Begin Data provided
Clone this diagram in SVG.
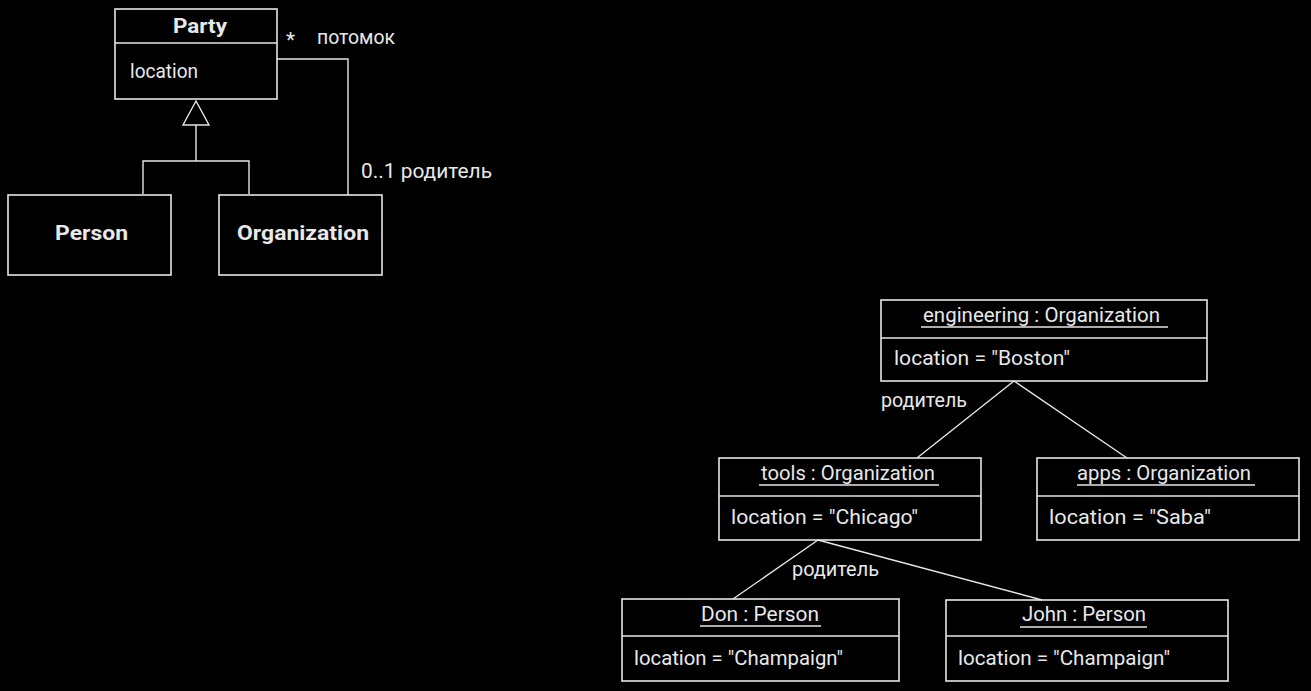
<svg xmlns="http://www.w3.org/2000/svg" width="1311" height="691" viewBox="0 0 1311 691">
<style>
.box{fill:none;stroke:#e6e6e6;stroke-width:1.6}
.ln{fill:none;stroke:#e6e6e6;stroke-width:1.4}
text{fill:#e8e8e8;font-family:"Roboto","Liberation Sans",sans-serif;font-size:21px}
.b{font-weight:bold;font-size:21px}
.m{text-anchor:middle}
</style>
<rect width="1311" height="691" fill="#000"/>
<g id="connectors">
<polygon class="ln" points="196,101 183,125 209,125"/>
<polyline class="ln" points="196,125 196,161"/>
<polyline class="ln" points="143,194 143,161 249,161 249,194"/>
<polyline class="ln" points="277,59 348,59 348,195"/>
<text x="286" y="47">*</text>
<text x="317" y="44" textLength="78" lengthAdjust="spacingAndGlyphs">потомок</text>
<text x="361" y="178" textLength="131" lengthAdjust="spacingAndGlyphs">0..1 родитель</text>
<line class="ln" x1="1014" y1="381" x2="917" y2="458"/>
<line class="ln" x1="1014" y1="381" x2="1127" y2="458"/>
<line class="ln" x1="818" y1="540" x2="733" y2="599"/>
<line class="ln" x1="818" y1="540" x2="1042" y2="600"/>
<text x="881" y="407" textLength="86" lengthAdjust="spacingAndGlyphs">родитель</text>
<text x="792" y="576" textLength="87" lengthAdjust="spacingAndGlyphs">родитель</text>
</g>
<g id="party">
<rect class="box" x="115" y="9" width="162" height="90"/>
<line class="ln" x1="115" y1="43" x2="277" y2="43"/>
<text class="b" x="173" y="33" textLength="54" lengthAdjust="spacingAndGlyphs">Party</text>
<text x="130" y="78" textLength="68" lengthAdjust="spacingAndGlyphs">location</text>
</g>
<g id="person">
<rect class="box" x="8" y="195" width="163" height="80"/>
<text class="b" x="55" y="240" textLength="73" lengthAdjust="spacingAndGlyphs">Person</text>
</g>
<g id="organization">
<rect class="box" x="219" y="195" width="163" height="80"/>
<text class="b" x="237" y="240" textLength="132" lengthAdjust="spacingAndGlyphs">Organization</text>
</g>
<g id="engineering">
<rect class="box" x="881" y="300" width="326" height="81"/>
<line class="ln" x1="881" y1="338" x2="1207" y2="338"/>
<text x="923" y="322" textLength="237" lengthAdjust="spacingAndGlyphs">engineering : Organization</text>
<line class="ln" x1="921" y1="327" x2="1168" y2="327"/>
<text x="894" y="365" textLength="176" lengthAdjust="spacingAndGlyphs">location = "Boston"</text>
</g>
<g id="tools">
<rect class="box" x="719" y="458" width="262" height="82"/>
<line class="ln" x1="719" y1="496" x2="981" y2="496"/>
<text x="761" y="480" textLength="174" lengthAdjust="spacingAndGlyphs">tools : Organization</text>
<line class="ln" x1="759" y1="485" x2="939" y2="485"/>
<text x="731" y="524" textLength="187" lengthAdjust="spacingAndGlyphs">location = "Chicago"</text>
</g>
<g id="apps">
<rect class="box" x="1037" y="458" width="262" height="82"/>
<line class="ln" x1="1037" y1="496" x2="1299" y2="496"/>
<text x="1077" y="480" textLength="174" lengthAdjust="spacingAndGlyphs">apps : Organization</text>
<line class="ln" x1="1077" y1="485" x2="1255" y2="485"/>
<text x="1049" y="524" textLength="162" lengthAdjust="spacingAndGlyphs">location = "Saba"</text>
</g>
<g id="don">
<rect class="box" x="622" y="599" width="277" height="82"/>
<line class="ln" x1="622" y1="636" x2="899" y2="636"/>
<text x="701" y="621" textLength="118" lengthAdjust="spacingAndGlyphs">Don : Person</text>
<line class="ln" x1="700" y1="626" x2="821" y2="626"/>
<text x="634" y="665" textLength="209" lengthAdjust="spacingAndGlyphs">location = "Champaign"</text>
</g>
<g id="john">
<rect class="box" x="946" y="600" width="282" height="81"/>
<line class="ln" x1="946" y1="636" x2="1228" y2="636"/>
<text x="1022" y="621" textLength="124" lengthAdjust="spacingAndGlyphs">John : Person</text>
<line class="ln" x1="1020" y1="627" x2="1147" y2="627"/>
<text x="958" y="665" textLength="212" lengthAdjust="spacingAndGlyphs">location = "Champaign"</text>
</g>
</svg>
End Data provided
■ Direction ■
All of the material above should be reproduced exactly, except the pictures.

■ Task response ■
Clone this diagram in SVG.
<svg xmlns="http://www.w3.org/2000/svg" width="1311" height="691" viewBox="0 0 1311 691">
<style>
.box{fill:none;stroke:#e6e6e6;stroke-width:1.6}
.ln{fill:none;stroke:#e6e6e6;stroke-width:1.4}
text{fill:#e8e8e8;font-family:"Roboto","Liberation Sans",sans-serif;font-size:21px}
.b{font-weight:bold;font-size:21px}
.m{text-anchor:middle}
</style>
<rect width="1311" height="691" fill="#000"/>
<g id="connectors">
<polygon class="ln" points="196,101 183,125 209,125"/>
<polyline class="ln" points="196,125 196,161"/>
<polyline class="ln" points="143,194 143,161 249,161 249,194"/>
<polyline class="ln" points="277,59 348,59 348,195"/>
<text x="286" y="47">*</text>
<text x="317" y="44" textLength="78" lengthAdjust="spacingAndGlyphs">потомок</text>
<text x="361" y="178" textLength="131" lengthAdjust="spacingAndGlyphs">0..1 родитель</text>
<line class="ln" x1="1014" y1="381" x2="917" y2="458"/>
<line class="ln" x1="1014" y1="381" x2="1127" y2="458"/>
<line class="ln" x1="818" y1="540" x2="733" y2="599"/>
<line class="ln" x1="818" y1="540" x2="1042" y2="600"/>
<text x="881" y="407" textLength="86" lengthAdjust="spacingAndGlyphs">родитель</text>
<text x="792" y="576" textLength="87" lengthAdjust="spacingAndGlyphs">родитель</text>
</g>
<g id="party">
<rect class="box" x="115" y="9" width="162" height="90"/>
<line class="ln" x1="115" y1="43" x2="277" y2="43"/>
<text class="b" x="173" y="33" textLength="54" lengthAdjust="spacingAndGlyphs">Party</text>
<text x="130" y="78" textLength="68" lengthAdjust="spacingAndGlyphs">location</text>
</g>
<g id="person">
<rect class="box" x="8" y="195" width="163" height="80"/>
<text class="b" x="55" y="240" textLength="73" lengthAdjust="spacingAndGlyphs">Person</text>
</g>
<g id="organization">
<rect class="box" x="219" y="195" width="163" height="80"/>
<text class="b" x="237" y="240" textLength="132" lengthAdjust="spacingAndGlyphs">Organization</text>
</g>
<g id="engineering">
<rect class="box" x="881" y="300" width="326" height="81"/>
<line class="ln" x1="881" y1="338" x2="1207" y2="338"/>
<text x="923" y="322" textLength="237" lengthAdjust="spacingAndGlyphs">engineering : Organization</text>
<line class="ln" x1="921" y1="327" x2="1168" y2="327"/>
<text x="894" y="365" textLength="176" lengthAdjust="spacingAndGlyphs">location = "Boston"</text>
</g>
<g id="tools">
<rect class="box" x="719" y="458" width="262" height="82"/>
<line class="ln" x1="719" y1="496" x2="981" y2="496"/>
<text x="761" y="480" textLength="174" lengthAdjust="spacingAndGlyphs">tools : Organization</text>
<line class="ln" x1="759" y1="485" x2="939" y2="485"/>
<text x="731" y="524" textLength="187" lengthAdjust="spacingAndGlyphs">location = "Chicago"</text>
</g>
<g id="apps">
<rect class="box" x="1037" y="458" width="262" height="82"/>
<line class="ln" x1="1037" y1="496" x2="1299" y2="496"/>
<text x="1077" y="480" textLength="174" lengthAdjust="spacingAndGlyphs">apps : Organization</text>
<line class="ln" x1="1077" y1="485" x2="1255" y2="485"/>
<text x="1049" y="524" textLength="162" lengthAdjust="spacingAndGlyphs">location = "Saba"</text>
</g>
<g id="don">
<rect class="box" x="622" y="599" width="277" height="82"/>
<line class="ln" x1="622" y1="636" x2="899" y2="636"/>
<text x="701" y="621" textLength="118" lengthAdjust="spacingAndGlyphs">Don : Person</text>
<line class="ln" x1="700" y1="626" x2="821" y2="626"/>
<text x="634" y="665" textLength="209" lengthAdjust="spacingAndGlyphs">location = "Champaign"</text>
</g>
<g id="john">
<rect class="box" x="946" y="600" width="282" height="81"/>
<line class="ln" x1="946" y1="636" x2="1228" y2="636"/>
<text x="1022" y="621" textLength="124" lengthAdjust="spacingAndGlyphs">John : Person</text>
<line class="ln" x1="1020" y1="627" x2="1147" y2="627"/>
<text x="958" y="665" textLength="212" lengthAdjust="spacingAndGlyphs">location = "Champaign"</text>
</g>
</svg>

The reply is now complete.